Di buku Inkheart, kita diajak memikirkan tata cara pembuatan buku. Pada suatu masa, ada sekian kertas yang digunakan dalam menghasilkan buku. Pilihan kertas-kertas dalam teknik cetak, yang diharapkan bisa mewujudkan buku bermutu. Kertas yang berbeda, kertas yang bisa diartikan oleh pembaca dalam beragam kepentingan.

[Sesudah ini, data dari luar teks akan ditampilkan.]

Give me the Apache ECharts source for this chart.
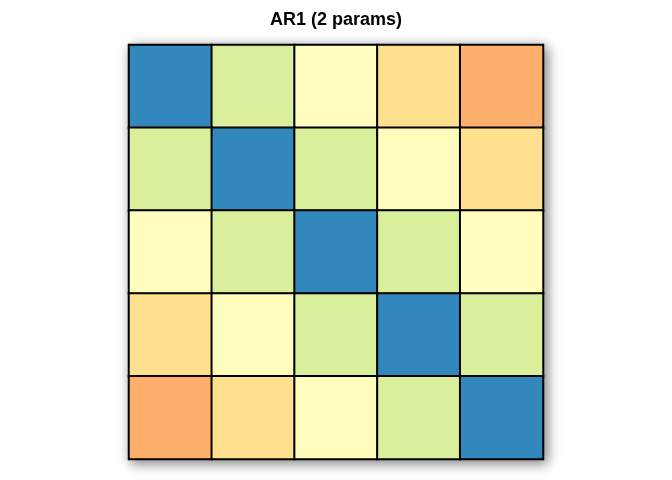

Ibarat yang disampaikan tokoh dalam novel gubahan Cornelia Funke membuat kita dimanjakan. Yang membuka buku, yang masuk ruang pertunjukan. Kertas menjadi penentunya. Jenis, tebal, dan warna yang akan membuat pembaca takjub, terlena, dan girang. Pilihan salah bisa mengakibatkan keinginan membaca terganggu dan “selesai” sejak halaman awal.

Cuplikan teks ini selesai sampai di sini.